Let me give you an example. I still get requests for contacts for vendors who can construct “special rooms” in schools.
There are not many good reasons to have special rooms. Having a place to show off when visitors come a-knocking is not a good reason. Having an excess of funds is not a good reason to build a special room.
Having rooms that challenge pedagogy, perplex teachers, and enable meaningful, powerful learning is important. But do we need special rooms to do that? What messages does that send if we do?
Every room should be special. That way they become ordinary and accessible to all. Every teacher should have professional development to learn how to integrate technology effectively. Every student should be consume and create because of technology-enabled learning.
To do any less is to make lame excuses while spouting 21st century rhetoric.
I felt privileged to play active roles in SSI Enables 2016, an event held yesterday that was organised under the umbrella of the National Council of Social Services, Singapore.
I was the keynote speaker on social media-enabled PLNs and a panel member on how to move a system forward.
I do not think I have ever walked away from a keynote and thought to myself that the session was perfect. I invariably look critically at my performance and wish I had used a better turn of phrase or had done something else.
However, I walked off the stage feeling very satisfied yesterday.
The audience gamingly got involved in the pre-keynote activities of taking part in a poll and completing a word cloud in AnswerGarden. During the keynote, the backchannel often scrolled faster than I could read.
During the panel session, the organisers took my advice to use a free tool, Dotstorming, to raise questions that could be voted up. The audience took to it like fish to water.
During the panel session, at lunch, and during my interaction with various people, I received reinforcement, validation, and positive comments. For example, I kept getting feedback from different people that they had never before experienced learning of that kind and quality. That was high praise indeed.
But all that time I thought I was just saying the ordinary:
- The timeless competencies are learning, unlearning, and relearning.
- All three are enabled by social media — particularly Twitter — in personal learning networks (PLNs).
This was a reminder that:
- An old message can be a new one to someone else.
- Keynotes can be interactive and involved if you design for learning, not for speaking.
- Panel sessions can be less like a fishbowl and focused more on answering participants’ questions.
I still have some unfinished work even though the face-to-face component is over. While I have processed the questions in the backchannel, I have yet to analyse and answer the 50 or so questions that were raised in the poll. I will do this while I am away at a conference next week.
I am going to have an interesting upcoming three weeks of work.
This week I conduct a seminar on personal learning networks (PLN). The following week I fly off to a conference to facilitate a discussion on flipped learning. After I return from that trip, I remotely mentor a group that formed as a result my talk on flipped learning in the UK last year.
I designed the PLN seminar like I do all my previous ones: As high on audience interaction as possible and to create cognitive dissonance. I aim to un-lecture.
The conference overseas will be interesting as I have no idea who I will meet.
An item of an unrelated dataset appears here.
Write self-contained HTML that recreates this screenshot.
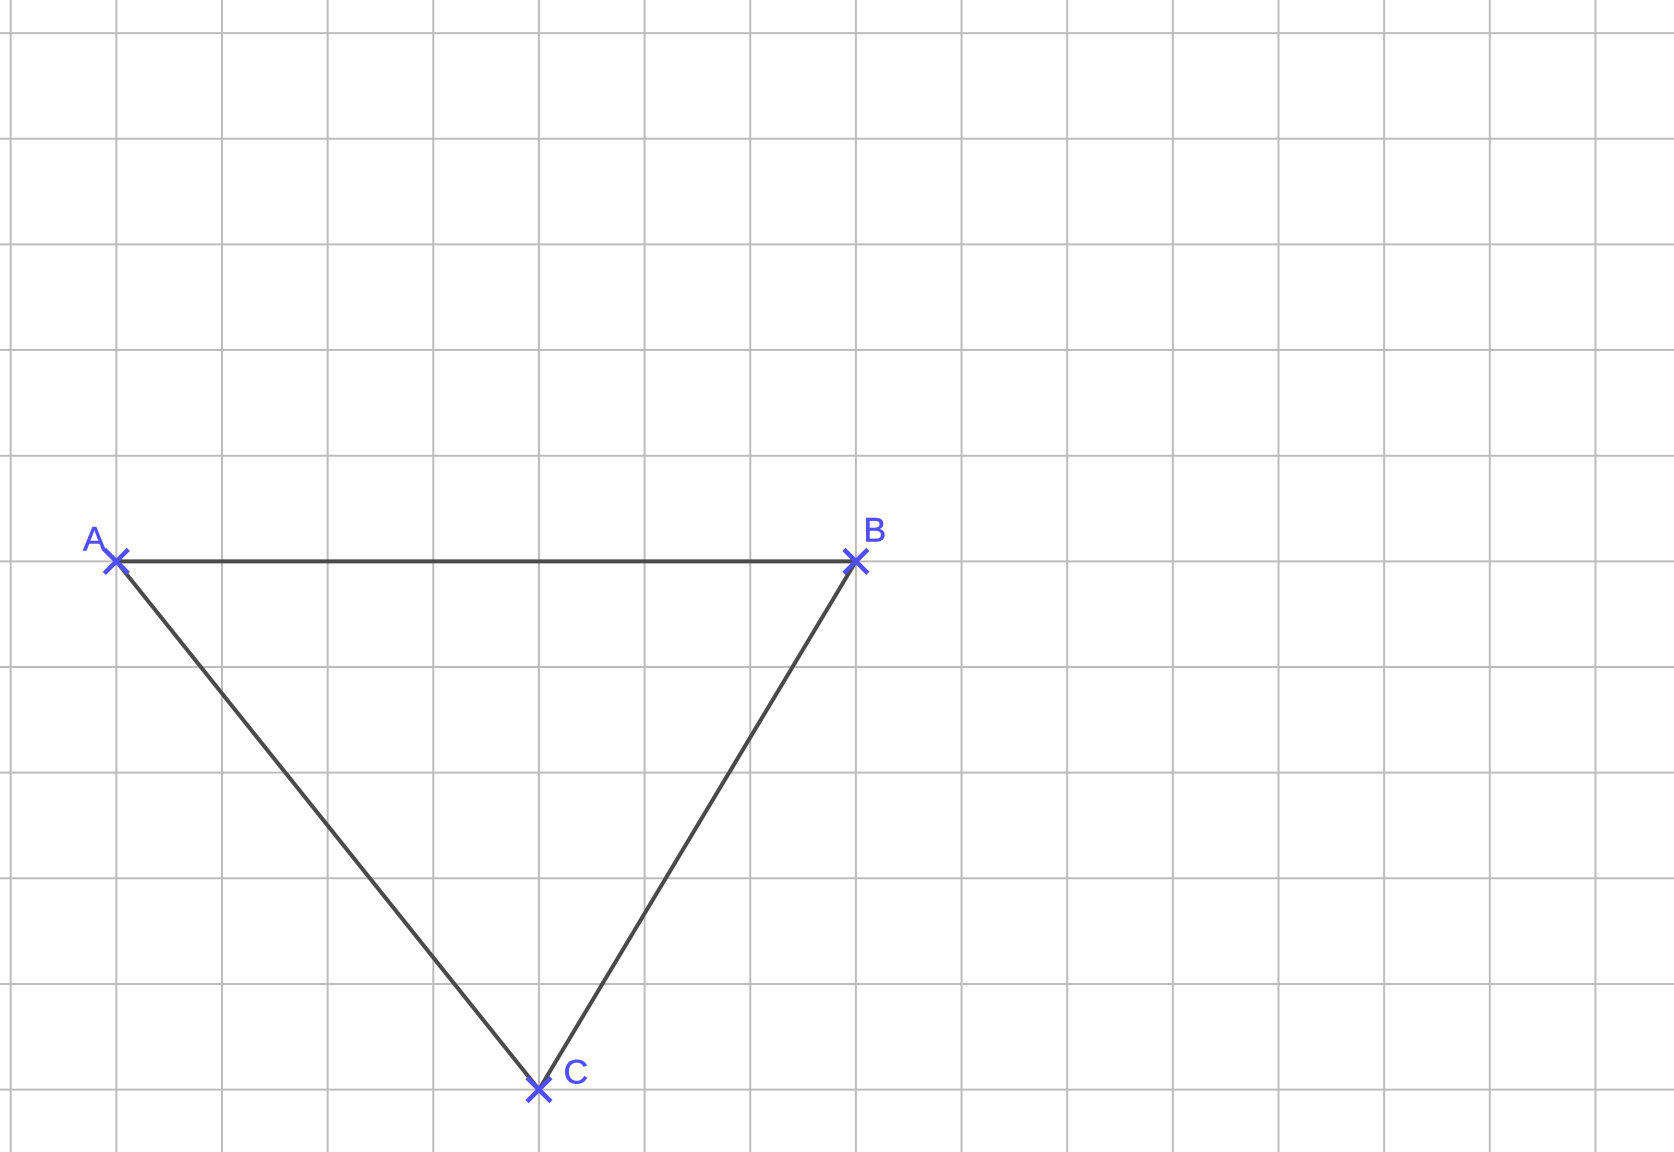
<!DOCTYPE html>
<html><head><meta charset="utf-8"><style>
html,body{margin:0;padding:0;background:#fff;width:1674px;height:1152px;overflow:hidden}
svg{display:block}
</style></head><body>
<svg id="chart" width="1674" height="1152" xmlns="http://www.w3.org/2000/svg">
<g id="grid"></g>
<g id="edges"></g>
<g id="pts"></g>
</svg>
<script>
const pointNames = ["A","B","C"];
const pointX = [1, 8, 5];
const pointY = [5, 5, 10];
const edgeFrom = [0, 0, 1];
const edgeTo = [1, 2, 2];
const labelDx = [-22, 19, 37];
const labelDy = [-11, -20, -6];
const NS = "http://www.w3.org/2000/svg";
const x0 = 10.7, y0 = 33.1, step = 105.65;
function sx(v){return x0 + v*step;}
function sy(v){return y0 + v*step;}
const grid = document.getElementById('grid');
for(let i=0;i<16;i++){
  const l=document.createElementNS(NS,'line');
  
  
  l.setAttribute('x1',sx(i));l.setAttribute('x2',sx(i));l.setAttribute('y1',0);l.setAttribute('y2',1152);
  l.setAttribute('stroke','#bdbdbd');l.setAttribute('stroke-width','2');
  grid.appendChild(l);
}
for(let j=0;j<11;j++){
  const l=document.createElementNS(NS,'line');
  
  
  l.setAttribute('y1',sy(j));l.setAttribute('y2',sy(j));l.setAttribute('x1',0);l.setAttribute('x2',1674);
  l.setAttribute('stroke','#bdbdbd');l.setAttribute('stroke-width','2');
  grid.appendChild(l);
}
const edges=document.getElementById('edges');
for(let k=0;k<edgeFrom.length;k++){
  const a=edgeFrom[k], b=edgeTo[k];
  const l=document.createElementNS(NS,'line');
  
  
  l.setAttribute('x1',sx(pointX[a]));l.setAttribute('y1',sy(pointY[a]));
  l.setAttribute('x2',sx(pointX[b]));l.setAttribute('y2',sy(pointY[b]));
  l.setAttribute('stroke','#4a4a4a');l.setAttribute('stroke-width','4');
  edges.appendChild(l);
}
const pts=document.getElementById('pts');
for(let k=0;k<pointNames.length;k++){
  const cx=sx(pointX[k]), cy=sy(pointY[k]), r=12;
  const g=document.createElementNS(NS,'g');
  
  
  const p=document.createElementNS(NS,'path');
  p.setAttribute('d',`M${cx-r} ${cy-r}L${cx+r} ${cy+r}M${cx-r} ${cy+r}L${cx+r} ${cy-r}`);
  p.setAttribute('stroke','#4f4fff');p.setAttribute('stroke-width','4.5');
  g.appendChild(p);
  const t=document.createElementNS(NS,'text');
  
  
  t.setAttribute('x',cx+labelDx[k]);t.setAttribute('y',cy+labelDy[k]);
  t.setAttribute('font-family','"Liberation Sans", sans-serif');
  t.setAttribute('font-size','34');t.setAttribute('fill','#4f4fff');
  t.setAttribute('stroke','#4f4fff');t.setAttribute('stroke-width','0.6');
  t.setAttribute('text-anchor','middle');
  t.textContent=pointNames[k];
  g.appendChild(t);
  pts.appendChild(g);
}
</script>
</body></html>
I typically get to know participants by polling them beforehand. But I know that whoever attends my session will be there because they want to, not because they have to.
While the first two are face-to-face encounters, the third will be a Google Hangout. I have only met one participant via Twitter and do not know who the rest are. But the remote session will be a cosier one than the first two.
I reflect on how such a variety of experiences seemed to fall on my lap. They did not because I was critical with my choices. I said no to the opportunities that looked good on the surface. I said yes to those where I could bring value and get value.
Earlier this week I mentioned to two people that I think that “lifelong learning” is often misused.
What some people mean by that phrase is actually continuous training (which is linked to compliance) and skills upgrading (which is linked to productivity). Both of these are more like schooling.
If we are honest about it, we do not learn very much from school. Try to remember what you learnt in school or what you really use now that you picked up from school. Not much.
You learnt much more outside of the confines of school or school-like environments. If we are to truly learn over a lifetime, it is to self-actualise and to educate ourselves. It is not to be schooled.
School did not teach me to state and share the CC photo with which I created this image quote. I learnt about CC after graduate school and taught myself to do this.
When I hear teachers talk about “connected learning” I ask for examples. If they have any, their stories sometimes tell me they do not understand and practice connected learning.
One story might read like this. As a teacher, I collect the best work of my students and share it via photos at a class website, Instagram account, or Pinterest board.
Another story goes like this. I ask for contacts somewhere else in the world to Skype with. After a fair bit of “Can you hear me? Can you see us?”, we have a “cultural exchange”. Sometimes this is a wonderful showcase; most times we do this once or twice a year.
Still another story, and an increasingly common one at that, is “Yes, I’m on Twitter!” and “I tweet around events!”.
None of these are good examples of connected learning in my books.
A teacher who shares student work is being more open and that is good. But openness is not the same as being connected. You have to be open enough first to want to connect, but that does not ensure connectedness.
If that same teacher does not encourage or even prevents her students from sharing their work on their own, then that teacher has not enabled connected learning. That teacher might have opened selective student work to others, but she has not opened channels for communication and collaboration.
Such channels should be open any time, every time, and all the time. Using Skype periodically gives teachers control over such “connections”, but that does not allow learners to legitimately and authentically connect with each other.
Teachers who mistakenly think that once in a blue moon Skyping is connected learning should ask themselves: Is the show of connection more important than the natural curiosity and social interaction kids have?
Putting on a show is, sadly, becoming more common in the edu-Twitterverse. I meet people who are Twitter zombies in that they come alive only when it suits them intermittently instead of giving to others continuously.
We should all question what connected learning means because there rarely is a shared understanding or practice. In 2014, I highlighted four aspects of connectedness (infrastructure, social, content, wider world). Some aspects might be obvious, some not. But they help question the assumptions we make about “being connected”.